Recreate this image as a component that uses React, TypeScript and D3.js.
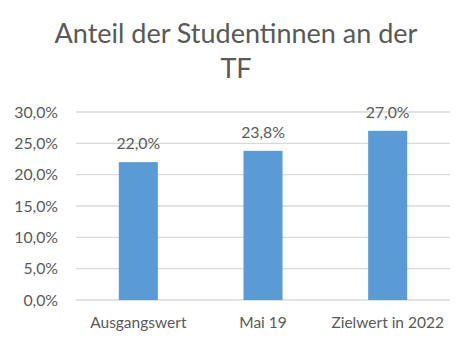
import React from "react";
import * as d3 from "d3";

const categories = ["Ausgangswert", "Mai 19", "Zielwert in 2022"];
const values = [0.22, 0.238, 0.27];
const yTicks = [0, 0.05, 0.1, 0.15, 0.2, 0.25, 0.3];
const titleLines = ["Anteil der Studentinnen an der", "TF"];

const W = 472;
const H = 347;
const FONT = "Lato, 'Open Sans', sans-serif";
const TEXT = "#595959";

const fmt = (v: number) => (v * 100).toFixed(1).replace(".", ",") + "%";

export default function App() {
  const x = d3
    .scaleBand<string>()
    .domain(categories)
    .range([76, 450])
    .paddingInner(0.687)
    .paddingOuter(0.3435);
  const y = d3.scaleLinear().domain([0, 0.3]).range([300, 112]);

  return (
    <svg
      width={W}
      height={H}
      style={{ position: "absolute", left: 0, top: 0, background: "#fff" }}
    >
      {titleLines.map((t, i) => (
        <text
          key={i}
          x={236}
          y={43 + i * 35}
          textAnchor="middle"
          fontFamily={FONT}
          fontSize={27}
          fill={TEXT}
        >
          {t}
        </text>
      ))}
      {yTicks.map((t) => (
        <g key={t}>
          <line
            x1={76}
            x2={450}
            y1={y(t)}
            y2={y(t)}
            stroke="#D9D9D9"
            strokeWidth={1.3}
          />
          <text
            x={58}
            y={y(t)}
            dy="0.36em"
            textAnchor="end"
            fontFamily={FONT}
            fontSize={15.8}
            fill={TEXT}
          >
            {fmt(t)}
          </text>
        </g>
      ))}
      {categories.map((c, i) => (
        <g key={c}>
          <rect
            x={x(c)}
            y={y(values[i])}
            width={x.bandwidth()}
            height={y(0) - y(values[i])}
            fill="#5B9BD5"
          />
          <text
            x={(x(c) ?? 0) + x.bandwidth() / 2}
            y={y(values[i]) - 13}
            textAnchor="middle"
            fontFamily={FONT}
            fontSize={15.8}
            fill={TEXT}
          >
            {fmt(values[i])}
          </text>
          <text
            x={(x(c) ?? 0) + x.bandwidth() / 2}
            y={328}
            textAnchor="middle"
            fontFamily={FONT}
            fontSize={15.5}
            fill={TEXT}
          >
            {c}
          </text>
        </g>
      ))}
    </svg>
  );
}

□ □ □

> **Instructions for the task**: Your task is to restate word for word the lines from the top of the data to the line containing "import * as", both ends included, with every picture left out.

> **Answer in full**:
Recreate this image as a component that uses React, TypeScript and D3.js.
import React from "react";
import * as d3 from "d3";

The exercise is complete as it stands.